Auch beim Fahreindruck will sich erstmal wenig Busfeeling einstellen. Zwar sind Luftfederung vorne und hinten Serie, aber die grundlegende Parabolfederung mit Einblattfeder hinterlässt einen wenig komfortablen Grundeindruck. Auch die robuste Starrachse vorne trägt zu diesem spröden Eindruck bei, an den man sich aber durchaus gewöhnen kann.

Eher zum Abgewöhnen für einen eingefleischten Busfahrer sind dagegen die Motorgeräusche des Iveco Sechszylinders Tector E22 mit 6,7 l und 220 PS Leistung sowie 800 Newtonmeter an maximalem Drehmoment.

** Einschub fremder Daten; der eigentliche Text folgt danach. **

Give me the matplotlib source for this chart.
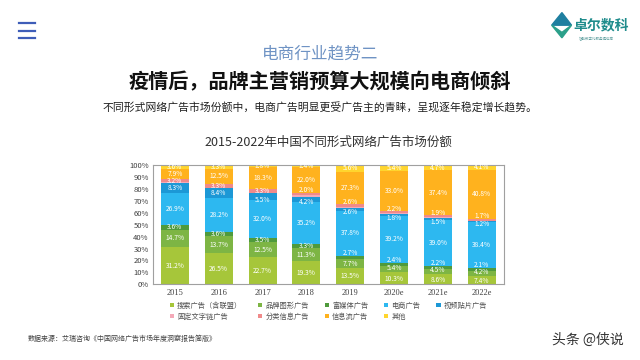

Im Cockpit sind im Fahrbetrieb bei 100 km/h denn auch rund 75 Dezibel keine Seltenheit, unter Volllast dürfen es auch mal 80 sein – und im Heck geht es nicht wesentlich leiser zu. Die Edelstahlträger des Chassis Eurocargo ML 100E22/P übermitteln den Körperschall offenbar einfach zu gut. Neben einer leichten Anfahrschwäche gibt sich der Sechszylinder aber dann aber ober heraus recht durchzugskräftig und ist mit dem Sechsgang-Automaten gut abgestimmt.

Beim Verzögern hilft die Telma-Wirbelstrombremse zupackend, sie entlässt ihre Energie wie vor 50 Jahren als ungenutzte Abwärme. Der Verbrauch von 19 l leer bis 21 l im Einsatz kann als angemessen, wenn auch nicht herausragend gelten. Erwartungsgemäß und konzeptbedingt ist das Achtgang-HiMatic aus dem Daily oder das Allison Fünf-Gang-Wandlergetriebe für das eher grobschlächtige Fahrgestell nicht zu bekommen. Ein Schaltgetriebe allerdings genauso wenig.
Dennoch: Dieses in Deutschland eher exotische Midibus-Konzept auf einer robusten Lkw-Basis macht durchaus Sinn, bekommt der Kunde doch viel Bus für wenig Geld und nur kleinen Abstrichen für den Fahrgast. Und warum sollte der Bus nicht mal vom eigentlich ungeliebten großen Bruder profitieren?